En un foro de discusión en el que se ha discurrido sobre mi última entrega, he caído en la cuenta de que, si bien la condición humana es de fondo solitaria tenemos la opción, en un mundo de 6 mil millones de habitantes, de interrumpirla.
Es decir, si bien los lazos idealizados por la religión y el sentimentalismo popular son un espejismo, hay beneficios en el derecho al roce humano (si, malpensados, también en eso). Pero en el mundo de los individuos, como en el de las naciones, navegamos en aguas internacionales, transitamos una jungla moral en el que la supervivencia es una lucha.
Toda interrupción a la soledad es meramente eso.
Y las relaciones son, como entre las naciones, pactadas, si no se quiere guerra ... (y no hablo de la otra, malpens), inclusive aquellos encuentros que no superan la escasa intimidad de un intercambio con el cartero. Hay un protocolo, acuerdos de coincidencias, tratados comerciales, etc.

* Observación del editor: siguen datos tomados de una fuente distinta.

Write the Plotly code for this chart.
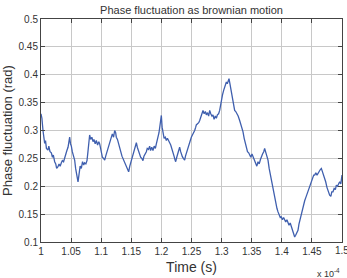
import plotly.graph_objects as go

title_text = "Phase fluctuation as brownian motion"
x_label = "Time (s)"
y_label = "Phase fluctuation (rad)"
x_ticks = [1, 1.05, 1.1, 1.15, 1.2, 1.25, 1.3, 1.35, 1.4, 1.45, 1.5]
x_tick_labels = ["1", "1.05", "1.1", "1.15", "1.2", "1.25", "1.3", "1.35", "1.4", "1.45", "1.5"]
y_ticks = [0.1, 0.15, 0.2, 0.25, 0.3, 0.35, 0.4, 0.45, 0.5]
y_tick_labels = ["0.1", "0.15", "0.2", "0.25", "0.3", "0.35", "0.4", "0.45", "0.5"]

# time in units of 1e-4 s
time_e4 = [
1.000,1.0015,1.0033,1.0045,1.0061,1.0075,1.0090,1.0116,1.0130,1.0150,1.0172,1.0190,1.0205,1.0227,1.0245,1.0260,1.0282,1.0300,1.0318,1.0338,
1.0355,1.0375,1.0393,1.0410,1.0430,1.0449,1.0465,1.0476,1.0490,1.0504,1.0520,1.0540,1.0559,1.0575,1.0595,1.0615,1.0630,1.0650,1.0670,1.0690,
1.0710,1.0725,1.0745,1.0764,1.0780,1.0795,1.0808,1.0825,1.0845,1.0864,1.0880,1.0900,1.0919,1.0940,1.0960,1.0975,1.0990,1.1002,1.1020,1.1040,
1.1058,1.1075,1.1095,1.1113,1.1130,1.1150,1.1168,1.1185,1.1205,1.1224,1.1240,1.1251,1.1270,1.1290,1.1307,1.1325,1.1345,1.1362,1.1380,1.1400,
1.1417,1.1435,1.1456,1.1475,1.1490,1.1501,1.1520,1.1540,1.1556,1.1570,1.1584,1.1600,1.1620,1.1639,1.1655,1.1675,1.1694,1.1710,1.1730,1.1750,
1.1765,1.1785,1.1805,1.1820,1.1840,1.1860,1.1880,1.1900,1.1916,1.1935,1.1960,1.1980,1.1999,1.2012,1.2027,1.2045,1.2065,1.2082,1.2100,1.2120,
1.2137,1.2155,1.2175,1.2193,1.2210,1.2225,1.2237,1.2255,1.2276,1.2290,1.2303,1.2320,1.2335,1.2348,1.2365,1.2386,1.2400,1.2420,1.2442,1.2460,
1.2480,1.2497,1.2515,1.2535,1.2553,1.2570,1.2580,1.2600,1.2620,1.2636,1.2655,1.2672,1.2691,1.2710,1.2730,1.2746,1.2765,1.2785,1.2802,1.2820,
1.2840,1.2857,1.2875,1.2895,1.2913,1.2930,1.2950,1.2968,1.2985,1.2996,1.3015,1.3034,1.3055,1.3079,1.3095,1.3110,1.3123,1.3135,1.3145,1.3160,
1.3178,1.3195,1.3217,1.3235,1.3256,1.3275,1.3300,1.3325,1.3355,1.3375,1.3395,1.3411,1.3430,1.3450,1.3466,1.3485,1.3505,1.3522,1.3545,1.3566,
1.3585,1.3605,1.3625,1.3645,1.3660,1.3680,1.3700,1.3715,1.3730,1.3750,1.3771,1.3790,1.3810,1.3826,1.3845,1.3865,1.3882,1.3900,1.3920,1.3937,
1.3955,1.3975,1.3992,1.4010,1.4030,1.4048,1.4065,1.4085,1.4103,1.4120,1.4140,1.4158,1.4175,1.4195,1.4214,1.4230,1.4250,1.4269,1.4285,1.4305,
1.4324,1.4340,1.4360,1.4380,1.4400,1.4420,1.4435,1.4455,1.4470,1.4490,1.4510,1.4530,1.4546,1.4565,1.4585,1.4601,1.4620,1.4640,1.4657,1.4670,
1.4684,1.4705,1.4729,1.4750,1.4770,1.4795,1.4815,1.4830,1.4850,1.4870,1.4890,1.4906,1.4925,1.4945,1.4961,1.4980,1.5000]

phase_rad = [
0.330,0.322,0.300,0.290,0.277,0.282,0.268,0.265,0.272,0.262,0.260,0.252,0.256,0.244,0.240,0.232,0.235,0.240,0.236,0.242,
0.246,0.244,0.252,0.258,0.264,0.270,0.282,0.288,0.276,0.272,0.262,0.256,0.247,0.232,0.222,0.208,0.220,0.236,0.232,0.244,
0.238,0.242,0.240,0.246,0.262,0.280,0.292,0.284,0.288,0.280,0.284,0.276,0.282,0.274,0.280,0.276,0.268,0.258,0.252,0.250,
0.247,0.254,0.262,0.266,0.276,0.282,0.288,0.294,0.288,0.300,0.296,0.288,0.284,0.274,0.270,0.262,0.254,0.250,0.244,0.240,
0.236,0.230,0.226,0.236,0.242,0.248,0.252,0.262,0.266,0.274,0.278,0.270,0.264,0.258,0.252,0.250,0.246,0.254,0.258,0.262,
0.268,0.266,0.272,0.264,0.270,0.264,0.272,0.268,0.276,0.284,0.296,0.312,0.327,0.306,0.292,0.286,0.288,0.282,0.286,0.280,
0.278,0.274,0.268,0.262,0.254,0.248,0.244,0.252,0.260,0.266,0.270,0.262,0.256,0.253,0.250,0.247,0.254,0.262,0.270,0.276,
0.282,0.288,0.292,0.296,0.300,0.306,0.310,0.312,0.314,0.318,0.326,0.330,0.336,0.330,0.334,0.328,0.332,0.326,0.336,0.330,
0.326,0.328,0.320,0.326,0.322,0.328,0.330,0.336,0.348,0.354,0.364,0.372,0.380,0.387,0.384,0.390,0.393,0.386,0.380,0.372,
0.360,0.350,0.336,0.334,0.330,0.326,0.318,0.310,0.298,0.286,0.276,0.270,0.262,0.260,0.256,0.252,0.258,0.253,0.246,0.240,
0.236,0.244,0.240,0.248,0.253,0.258,0.262,0.268,0.262,0.256,0.247,0.232,0.220,0.211,0.200,0.190,0.181,0.170,0.160,0.154,
0.150,0.144,0.145,0.140,0.144,0.139,0.136,0.140,0.133,0.130,0.134,0.127,0.122,0.116,0.109,0.112,0.116,0.121,0.132,0.142,
0.150,0.158,0.166,0.174,0.180,0.186,0.190,0.198,0.204,0.208,0.216,0.220,0.220,0.224,0.220,0.223,0.228,0.230,0.232,0.228,
0.223,0.216,0.208,0.198,0.192,0.184,0.182,0.190,0.190,0.196,0.194,0.202,0.200,0.206,0.208,0.204,0.220]

font_family = "Liberation Sans, Arial, sans-serif"
text_color = "#333333"

fig = go.Figure()
fig.add_trace(go.Scatter(x=time_e4, y=phase_rad, mode="lines",
                         line=dict(color="#3f5fae", width=1.3), showlegend=False))

axis_common = dict(showline=True, linecolor="#444444", linewidth=1, mirror="ticks",
                   ticks="inside", ticklen=4, tickcolor="#444444",
                   showgrid=True, gridcolor="#c8c8c8", gridwidth=1, zeroline=False,
                   tickfont=dict(family=font_family, size=10, color=text_color))

# last x tick label is placed as an annotation so that it can run past the edge
shown_x_labels = x_tick_labels[:-1] + [""]

fig.update_xaxes(range=[1, 1.5], tickvals=x_ticks, ticktext=shown_x_labels,
                 title=dict(text=x_label, font=dict(family=font_family, size=14, color=text_color), standoff=6),
                 **axis_common)
fig.update_yaxes(range=[0.1, 0.5], tickvals=y_ticks, ticktext=y_tick_labels,
                 title=dict(text=y_label, font=dict(family=font_family, size=13, color=text_color), standoff=4),
                 **axis_common)

fig.update_layout(
    width=347, height=278,
    margin=dict(l=41, r=5, t=19, b=36),
    paper_bgcolor="white", plot_bgcolor="white",
    title=dict(text=title_text, x=0.552, xanchor="center", y=0.965, yanchor="middle",
               font=dict(family=font_family, size=11, color=text_color)),
    annotations=[
        dict(text=x_tick_labels[-1], xref="x", yref="paper", x=x_ticks[-1], y=0,
             xanchor="center", yanchor="top", yshift=-1, showarrow=False,
             font=dict(family=font_family, size=10, color=text_color)),
        dict(text="x 10<sup>-4</sup>", xref="paper", yref="paper", x=1.0, y=-0.105,
             xanchor="right", yanchor="top", showarrow=False,
             font=dict(family=font_family, size=9, color=text_color)),
    ],
)

fig.write_html("out.html")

En el fondo volvemos a lo dicho, mientras podamos ejercer la soberanía somos seres soberanos, distintos, solitarios. Tenemos la opción de interrumpir la soledad y cada vez que lo hacemos, nos exponemos a las consecuencias.
Lo importante es no caer en la ilusión que el mare magnum de gente que puede rodearnos en un momento u otro, ya sea por el accidente de familias grandes, o por ser miembro de un sindicato, o por lo que sea, constituye una realidad inexorablemente independiente, una suma vectorial que es más que el total de los individuos.
La sociedad y las leyes intersoberanas que aceptamos, o que se nos fuerza aceptar, son perecederas. La comunidad no existe. Es un espejismo temporario. Claro, el espejismo mayor es el de la vida, un período brevísimo en el que adquirimos conciencia, la malgastamos y luego volvemos al sueño eterno.
Cuando uno levanta estas realidades uno se topa con la protesta que es en realidad el temor a la muerte. Hay que tener la valentía de ver la cosa como es para ser como somos y por lo menos disfrutar el derroche de vida.